ML System Design
A bank asks a suspicious legal entity for PDF statements from other banks. Design how ML can extract compliance value from those statements.
Ответить самому
Сначала сформулируйте ответ как на собеседовании, затем откройте разбор и оцените себя.
Короткий ответ
Frame the task as document-to-risk evidence: parse statements, extract counterparties and payments, compare against blacklists and observed activity, then produce interpretable signals for compliance decisions.
Полный разбор
Start by clarifying the decision. The bank is not merely classifying a PDF; it needs evidence for whether a legal entity should remain serviced, whether more documents are needed, or whether the case should escalate to compliance.
Useful outputs include counterparties, INNs, payment purposes, transaction amounts, dates, turnover shares, suspicious counterparties, activity categories and differences between activity in the external bank and activity observed internally. The system should produce structured evidence and confidence, not only a binary verdict.
Constrain the first version. Assume text PDFs rather than scanned images, legal entities rather than individuals, and honest documents if that is the interviewer's scope.
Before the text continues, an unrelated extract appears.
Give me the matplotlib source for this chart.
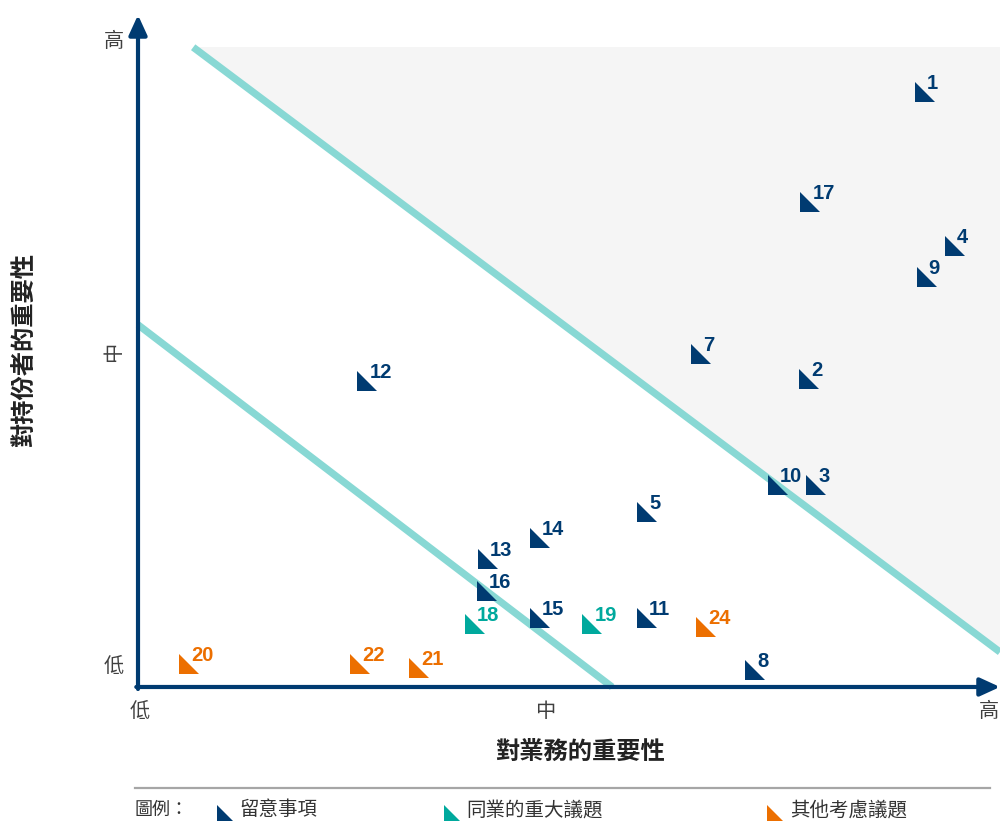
import matplotlib
matplotlib.use("Agg")
import matplotlib.pyplot as plt
from matplotlib.path import Path
from matplotlib.patches import Polygon

plt.rcParams['font.family'] = ['Noto Sans CJK TC', 'DejaVu Sans']

# issue number, x (對業務的重要性), y (對持份者的重要性), group
issue_ids = [1, 17, 4, 9, 7, 2, 12, 10, 3, 5, 14, 13, 16, 15, 18, 19, 11, 24, 8, 20, 22, 21]
x_vals = [9.13, 7.80, 9.48, 9.15, 6.53, 7.79, 2.66, 7.42, 7.87, 5.91, 4.66, 4.06, 4.05, 4.66,
          3.91, 5.27, 5.90, 6.59, 7.16, 0.59, 2.58, 3.26]
y_vals = [8.85, 7.22, 6.56, 6.10, 4.96, 4.58, 4.55, 3.00, 3.00, 2.60, 2.22, 1.90, 1.43, 1.03,
          0.94, 0.94, 1.03, 0.89, 0.25, 0.34, 0.34, 0.28]
groups = ['a'] * 14 + ['b', 'b', 'a', 'c', 'a', 'c', 'c', 'c']

group_colors = {'a': '#003B71', 'b': '#00A99D', 'c': '#EC6F00'}
group_names = {'a': '留意事項', 'b': '同業的重大議題', 'c': '其他考慮議題'}

x_tick_pos = [0.02, 4.72, 9.87]
y_tick_pos = [0.30, 4.99, 9.60]
tick_labels = ['低', '中', '高']
y_tick_rot = [0, 90, 0]

# threshold lines (start, end)
upper_line = [(0.64, 9.52), (10.0, 0.52)]
lower_line = [(0.0, 5.39), (5.50, 0.0)]

navy = '#003B71'
teal_line = '#88D8D4'

# right triangle marker, right angle at bottom-left
tri = Path([(-1, 1), (-1, -1), (1, -1), (-1, 1)],
           [Path.MOVETO, Path.LINETO, Path.LINETO, Path.CLOSEPOLY])

fig = plt.figure(figsize=(10, 8.23), dpi=100)
ax = fig.add_axes([0, 0, 1, 1])
ax.set_xlim(-1.601, 10.0)
ax.set_ylim(-2.024, 10.223)
ax.axis('off')

# shaded high-priority zone
(ux0, uy0), (ux1, uy1) = upper_line
ax.add_patch(Polygon([(ux0, uy0), (ux1, uy0), (ux1, uy1)], closed=True,
                     facecolor='#F5F5F5', edgecolor='none', zorder=0))

for (sx, sy), (ex, ey) in [upper_line, lower_line]:
    ax.plot([sx, ex], [sy, ey], color=teal_line, lw=5.2, solid_capstyle='butt', zorder=1)

# axes with arrows
ax.annotate('', xy=(10.0, 0), xytext=(-0.02, 0),
            arrowprops=dict(arrowstyle='-|>,head_length=1.2,head_width=0.55', color=navy, lw=3,
                            shrinkA=0, shrinkB=0), zorder=3)
ax.annotate('', xy=(0, 10.0), xytext=(0, -0.03),
            arrowprops=dict(arrowstyle='-|>,head_length=1.2,head_width=0.55', color=navy, lw=3,
                            shrinkA=0, shrinkB=0), zorder=3)

for xp, lab in zip(x_tick_pos, tick_labels):
    ax.text(xp, -0.36, lab, ha='center', va='center', fontsize=14.5, color='#404040',
            fontweight='light')
for yp, lab, rot in zip(y_tick_pos, tick_labels, y_tick_rot):
    ax.text(-0.28, yp, lab, ha='center', va='center', fontsize=14.5, color='#404040',
            fontweight='light', rotation=rot)

ax.text(5.13, -0.97, '對業務的重要性', ha='center', va='center', fontsize=17.5,
        fontweight='bold', color='#222222')
ax.text(-1.31, 5.01, '對持份者的重要性', ha='center', va='center', fontsize=17.5,
        fontweight='bold', color='#222222', rotation=90)

# points
for num, xv, yv, g in zip(issue_ids, x_vals, y_vals, groups):
    ax.plot(xv, yv, marker=tri, markersize=14.5, markeredgewidth=0,
            color=group_colors[g], linestyle='none', zorder=4)
    ax.annotate(str(num), (xv, yv), xytext=(2, 3), textcoords='offset pixels',
                ha='left', va='baseline', fontsize=14.5, fontweight='bold',
                color=group_colors[g], family=['Liberation Sans', 'DejaVu Sans'], zorder=5)

# legend
ax.plot([-0.035, 9.88], [-1.50, -1.50], color='#A6A6A6', lw=1.6, clip_on=False)
ax.text(-0.035, -1.83, '圖例：', ha='left', va='center', fontsize=13, color='#333333',
        fontweight='light')
legend_x = {'a': 1.01, 'b': 3.64, 'c': 7.39}
for g in ['a', 'b', 'c']:
    ax.plot(legend_x[g], -1.87, marker=tri, markersize=12, markeredgewidth=0,
            color=group_colors[g], linestyle='none')
    ax.text(legend_x[g] + 0.17, -1.83, group_names[g], ha='left', va='center', fontsize=14,
            color='#333333', fontweight='light')

fig.savefig('out.png', dpi=100)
Then design a pipeline with extraction, validation, risk aggregation, human review and monitoring because compliance needs traceability and low false-negative risk.
Теория
MLSD cases in regulated domains should begin with the decision, evidence and constraints before model choice.
Типичные ошибки
- Jump straight to an LLM classifier over the whole PDF.
- Ignore legal-entity specificity and mandatory fields.
- Return a black-box risk score without evidence.
- Forget that the regulator and the bank can both make errors.
Как отвечать на собеседовании
- Clarify whether the PDF is text or scanned.
- Say that the output must be interpretable for compliance managers.